Ann Arbor (Informed Comment) – Sea level rise over the next 80 years may have been underestimated by the conservative Intergovernmental Panel on Climate Change (IPCC), according Scientists Jonathan L. Bamber, Michael Oppenheimer, Robert E. Kopp, Willy P. Aspinall, and Roger M. Cooke writing in the Proceedings of the National Academy of Science.
The IPCC had said that the seas would likely rise about a meter (yard) or perhaps 4 feet by 2100. The new study says that if humanity doesn’t take the climate catastrophe any more seriously than it is right now, it isn’t just the Greenland ice sheet that will be in trouble but also those of the Arctic and Antarctica. And if you add in all that melted ice that will plop into the ocean, sea levels could go up by 6 to 6.5 feet by the end of this century. Scientiests have also gotten better at measuring ice sheet loss.
Many major ports and coastal cities would be massively endangered by that kind of sea level rise. Shanghai, one of the world’s major container ports that may have provided you with your smart phone, could see 17 million people displaced.
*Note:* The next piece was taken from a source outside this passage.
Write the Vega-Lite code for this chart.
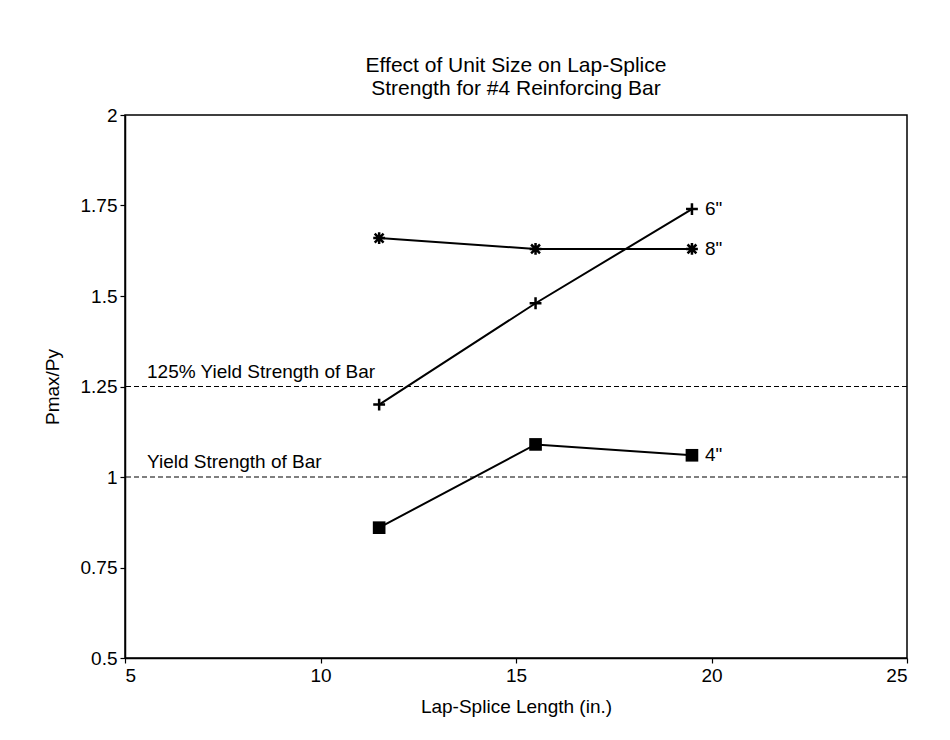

Miami, New Orleans, New York and many other US ports are now considered to be endangered.
It should also be remembered that the new estimate of 6 feet of sea level rise is a global average. The oceans are uneven and in some places are already 4 feet higher than in others. And, there are storm surges. If you have a 6 feet rise and then have a storm surge on top of that, the impact would be dramatic. Manhattan suffered significant flooding because a storm surge hit that was 14 feet high, and the storm wall was 12 feet.